Ultimately, I am not sure where I fall in the debate. Rashi and Rambam each have a point – about both the text and the human condition – which I guess is why we are still quoting them hundreds of years later. What struck me is that the most interesting aspect of these entire chapters may not be the question of whether the instructions to build the mishkan arrived after Mount Sinai or after the golden calf. The most remarkable part of this whole story is that the Israelites built the Tabernacle at all. It is one thing for a community or a person to receive a set of instructions – be it the commandments at Mount Sinai or the design specs of the mishkan. It is certainly no small thing for a person or a people to be liberated by the mighty hand of God and to find the courage to dream dreams and imagine unseen futures.

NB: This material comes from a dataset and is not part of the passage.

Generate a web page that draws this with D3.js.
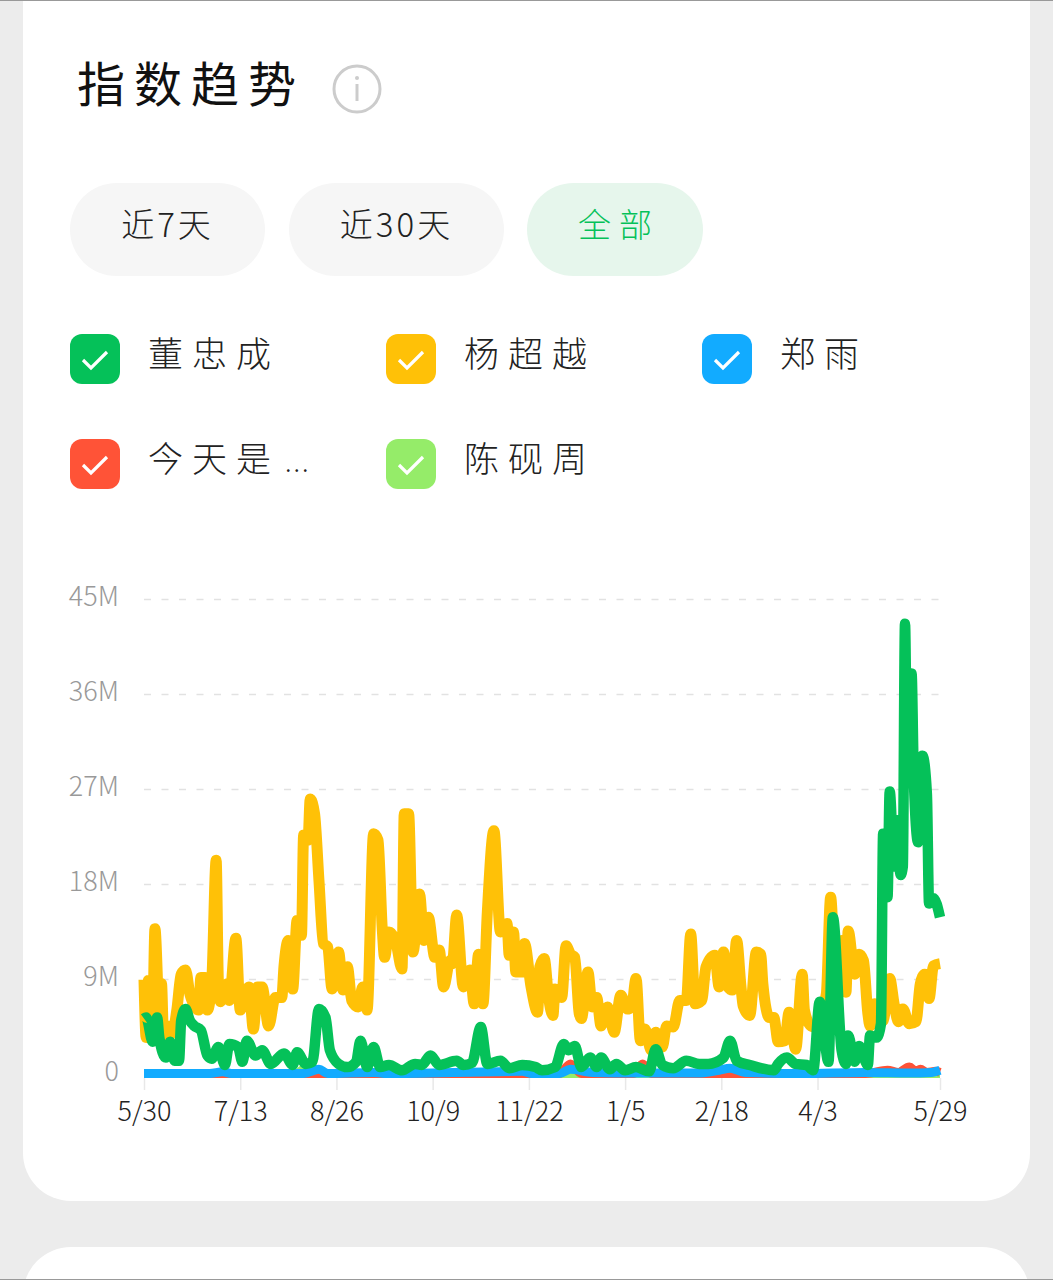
<!DOCTYPE html>
<html lang="zh">
<head>
<meta charset="utf-8">
<script src="https://cdn.jsdelivr.net/npm/d3@7/dist/d3.min.js"></script>
<style>
  html, body { margin: 0; padding: 0; background: #ececec; }
  svg { display: block; }
  text { font-family: "Noto Sans CJK SC", "Noto Sans", sans-serif; }
</style>
</head>
<body>
<svg id="page" width="1053" height="1280"></svg>
<script>
// Search-index trend card: five people, one year of daily readings in millions.
const title = "指数趋势";
const rangeButtons = ["近7天", "近30天", "全部"];
const names = ["董忠成", "杨超越", "郑雨", "今天是", "陈砚周"];
const truncated = [false, false, false, true, false];
const colors = ["#05C159", "#FFC107", "#12ABFF", "#FF5337", "#95EC69"];

const yTicks = [0, 9, 18, 27, 36, 45];
const yTickLabels = ["0", "9M", "18M", "27M", "36M", "45M"];
const xTicks = [0, 44, 88, 132, 176, 220, 264, 308, 364];
const xTickLabels = ["5/30", "7/13", "8/26", "10/9", "11/22", "1/5", "2/18", "4/3", "5/29"];

const dongDays = [0,1,4,6,7,10,12,14,16,17,19,21,23,26,29,31,34,37,39,43,45,47,51,54,58,64,68,70,74,77,80,83,85,89,93,97,99,102,105,108,112,118,124,127,131,135,143,146,150,154,157,163,167,173,179,182,188,192,194,197,200,204,207,209,213,216,220,225,231,234,237,242,248,254,258,265,268,271,277,288,290,294,298,303,306,309,313,315,319,321,322,325,327,331,332,335,337,338,340,341,343,344,346,347,348,349,351,352,354,356,358,359,361,364];
const dongValues = [5.3,5.4,3.1,5.4,3.5,1.6,3.1,1.3,1.3,5.1,6.2,5.1,4.6,4.2,1.8,1.5,2.6,0.9,2.9,2.6,1.2,3.2,1.8,2.3,1.0,2.0,0.9,2.1,1.0,1.2,6.2,5.4,2.3,1.0,0.7,1.2,3.2,0.7,2.6,0.7,0.9,0.4,1.0,0.9,1.8,0.9,1.3,0.9,1.1,4.5,1.0,1.3,0.6,0.9,0.7,0.4,0.7,2.9,2.3,2.7,0.7,1.6,0.7,1.6,0.5,1.0,0.4,0.7,0.3,2.4,0.9,0.6,1.3,1.0,1.0,1.6,3.2,1.3,0.9,0.4,1.0,1.6,1.0,0.9,0.4,6.9,1.2,14.9,2.3,1.0,3.7,1.2,2.7,0.9,3.7,3.5,4.8,22.8,16.8,26.8,19.7,24.1,18.9,19.7,42.7,28.5,38.0,28.2,22.0,30.2,26.6,16.2,16.7,14.9];

const yangDays = [0,1,2,4,5,7,8,9,11,13,15,17,19,21,25,26,28,29,31,33,34,35,38,39,42,44,48,50,52,54,57,60,63,64,66,68,70,72,73,75,76,78,80,82,84,86,89,91,93,95,98,100,102,105,107,109,110,112,115,118,119,121,123,126,128,130,133,135,137,140,141,143,146,149,151,153,155,157,160,163,166,167,169,170,173,174,177,180,181,183,185,187,188,191,193,195,197,199,200,203,205,207,209,212,215,218,221,223,225,227,229,232,234,237,239,242,245,248,250,252,255,257,261,263,265,267,269,271,273,274,277,280,282,283,286,288,290,293,295,298,301,302,305,307,312,314,316,319,321,322,325,327,329,331,332,334,335,338,341,343,345,347,350,353,355,357,359,361,364];
const yangValues = [9.0,3.5,8.9,5.8,13.8,5.8,8.6,3.2,4.6,3.9,6.1,9.5,9.9,7.6,6.1,9.2,9.2,6.1,8.9,20.3,8.9,6.9,8.6,7.0,12.9,6.1,8.3,4.3,8.3,8.3,4.6,7.3,7.3,10.2,12.7,8.1,14.6,13.2,22.7,22.2,26.1,24.7,18.4,12.4,12.1,8.1,11.6,8.0,10.2,7.0,6.4,8.3,6.1,22.8,22.2,13.6,11.1,13.5,12.7,10.0,24.7,24.7,11.6,17.1,12.7,14.9,11.1,11.8,8.3,10.8,10.5,15.1,8.3,9.9,6.7,11.4,6.7,15.4,23.1,13.5,14.3,11.3,13.5,9.7,9.7,12.4,8.3,5.9,10.2,11.0,7.3,5.6,8.1,7.3,12.2,11.4,11.1,5.8,5.3,9.7,6.4,7.3,4.6,6.4,4.0,7.5,6.2,6.4,9.1,3.2,4.3,2.3,4.0,2.6,4.6,4.5,7.0,7.0,13.3,6.7,7.0,10.2,11.3,8.3,11.6,8.3,8.0,12.7,8.3,6.5,5.6,11.6,11.4,8.6,5.4,5.4,3.1,3.2,5.9,2.4,9.5,6.1,4.6,4.5,7.6,16.8,10.2,12.7,7.8,13.6,9.5,11.4,10.8,5.8,4.6,6.7,4.8,5.1,9.1,6.7,5.0,6.2,4.8,5.0,8.6,9.5,7.2,10.3,10.5];

const zhengDays = [0,30,36,40,73,80,84,105,110,173,177,190,195,205,225,240,255,263,268,275,300,330,350,360,364];
const zhengValues = [0.1,0.1,0.25,0.1,0.1,0.5,0.1,0.2,0.1,0.3,0.1,0.1,0.5,0.2,0.15,0.15,0.15,0.4,0.6,0.2,0.1,0.2,0.15,0.2,0.4];

const jinDays = [0,100,105,110,170,174,178,190,195,200,224,228,232,280,300,330,340,345,350,353,355,358,362,364];
const jinValues = [0.1,0.1,0.1,0.1,0.1,0.1,0.1,0.1,1.0,0.1,0.1,1.0,0.1,0.1,0.1,0.1,0.4,0.2,0.7,0.3,0.5,0.2,0.3,0.2];

const chenDays = [0,70,73,76,200,202,205,260,268,275,364];
const chenValues = [0.1,0.1,0.5,0.1,0.1,0.3,0.1,0.1,0.2,0.1,0.1];

// Painted back to front: the first-named person stays on top of the others.
const seriesOrder = [
  { name: names[4], color: colors[4], days: chenDays, values: chenValues, width: 9 },
  { name: names[3], color: colors[3], days: jinDays, values: jinValues, width: 9 },
  { name: names[2], color: colors[2], days: zhengDays, values: zhengValues, width: 9 },
  { name: names[1], color: colors[1], days: yangDays, values: yangValues, width: 11 },
  { name: names[0], color: colors[0], days: dongDays, values: dongValues, width: 10.5 }
];

const svg = d3.select("#page");

// Card backgrounds and the thin rules at the window edges
svg.append("rect").attr("width", 1053).attr("height", 1280).attr("fill", "#ececec");
svg.append("rect").attr("x", 23).attr("y", -60).attr("width", 1007).attr("height", 1261).attr("rx", 48).attr("fill", "#fff");
svg.append("rect").attr("x", 23).attr("y", 1247).attr("width", 1007).attr("height", 120).attr("rx", 48).attr("fill", "#fff");
svg.append("rect").attr("width", 1053).attr("height", 1).attr("fill", "#999");
svg.append("rect").attr("y", 1279).attr("width", 1053).attr("height", 1).attr("fill", "#999");

// Heading with the info badge
svg.append("text").attr("x", 77).attr("y", 102).attr("font-size", 48).attr("letter-spacing", 9).attr("fill", "#111").text(title);
const info = svg.append("g").attr("transform", "translate(357,89)");
info.append("circle").attr("r", 23).attr("fill", "none").attr("stroke", "#ccc").attr("stroke-width", 3);
info.append("circle").attr("cy", -11).attr("r", 2).attr("fill", "#ccc");
info.append("line").attr("y1", -5).attr("y2", 12).attr("stroke", "#ccc").attr("stroke-width", 3);

// Range selector pills
const pillBoxes = [[70, 195], [289, 215], [527, 176]];
const pills = svg.selectAll(".pill").data(rangeButtons).join("g").attr("class", "pill")
  .attr("transform", (d, i) => `translate(${pillBoxes[i][0]},183)`);
pills.append("rect").attr("width", (d, i) => pillBoxes[i][1]).attr("height", 93).attr("rx", 46.5)
  .attr("fill", (d, i) => i === 2 ? "#e6f6ec" : "#f6f6f6");
pills.append("text").attr("x", (d, i) => pillBoxes[i][1] / 2 + (i === 2 ? 4 : 0)).attr("y", 54)
  .attr("text-anchor", "middle").attr("font-size", 33).attr("letter-spacing", (d, i) => i === 2 ? 8 : 3)
  .attr("font-weight", 300)
  .attr("fill", (d, i) => i === 2 ? "#05C159" : "#222").text(d => d);

// Legend: three columns, two rows of checked boxes
const legendX = [70, 386, 702];
const legendY = [334, 439];
const legend = svg.selectAll(".legend").data(names).join("g").attr("class", "legend")
  .attr("transform", (d, i) => `translate(${legendX[i % 3]},${legendY[Math.floor(i / 3)]})`);
legend.append("rect").attr("width", 50).attr("height", 50).attr("rx", 12).attr("fill", (d, i) => colors[i]);
legend.append("path").attr("d", "M13 26 L21 34 L37 18").attr("fill", "none").attr("stroke", "#fff").attr("stroke-width", 3.2);
const legendText = legend.append("text").attr("x", 78).attr("y", 33).attr("font-size", 35).attr("letter-spacing", 9).attr("font-weight", 300)
  .attr("fill", "#222").text(d => d);
// The long name is cut short with a tightly set ellipsis
legendText.filter((d, i) => truncated[i]).append("tspan")
  .attr("dx", 5).attr("font-size", 26).attr("letter-spacing", 2).text("...");

// Scales and axes
const x = d3.scaleLinear().domain([0, 364]).range([144, 940]);
const y = d3.scaleLinear().domain([0, 45]).range([1074.5, 599.5]);

const yAxis = svg.append("g").attr("transform", "translate(144,0)")
  .call(d3.axisLeft(y).tickValues(yTicks).tickSize(0).tickPadding(25)
    .tickFormat((d, i) => yTickLabels[i]));
yAxis.select(".domain").remove();
yAxis.selectAll("text").attr("font-size", 27).attr("font-weight", 300).attr("fill", "#999")
  .attr("y", -3).attr("font-family", '"Noto Sans CJK SC", sans-serif');

const grid = svg.append("g");
grid.selectAll("line").data(yTicks.slice(1)).join("line")
  .attr("x1", x(0)).attr("x2", x(364)).attr("y1", d => y(d)).attr("y2", d => y(d))
  .attr("stroke", "#e2e2e2").attr("stroke-width", 1.5).attr("stroke-dasharray", "7 10.5");

const xAxis = svg.append("g").attr("transform", "translate(0,1078)")
  .call(d3.axisBottom(x).tickValues(xTicks).tickSize(12).tickPadding(12)
    .tickFormat((d, i) => xTickLabels[i]));
xAxis.select(".domain").remove();
xAxis.selectAll("line").attr("stroke", "#e8e8e8").attr("stroke-width", 1.5);
xAxis.selectAll("text").attr("font-size", 27).attr("font-weight", 300).attr("fill", "#222")
  .attr("font-family", '"Noto Sans CJK SC", sans-serif');

// One thick smoothed line per person
const line = d3.line().x(d => x(d[0])).y(d => y(d[1])).curve(d3.curveMonotoneX);
svg.append("g").selectAll("path").data(seriesOrder).join("path")
  .attr("d", s => line(s.days.map((day, i) => [day, s.values[i]])))
  .attr("fill", "none").attr("stroke", s => s.color).attr("stroke-width", s => s.width)
  .attr("stroke-linejoin", "round").attr("stroke-linecap", "butt");
</script>
</body>
</html>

But to follow those instructions, to take those freedoms and dreams and then to build something concrete and see it to completion – that is really something! To do so after having been through the grind of servitude and having been laid low as Israel was, and to muster the spiritual resilience to dust oneself off, pick oneself up, find one’s stride, and build a structure capable of housing God’s presence – well, that is downright heroic. Ramban calls the book of Exodus the “Book of Redemption,” a title I believe refers not just to God’s redemption of Israel at the sea. Exodus is a book of redemption because it tells the story of a people who, against the odds, having experienced the dark night of the soul, emerged from that night, that crucible, without self-pity and found the spiritual wherewithal to build. May the story of Exodus inspire our generation anew. May our stories follow the same redemptive arc. And may each of us prove capable of building those structures worthy of housing God’s presence.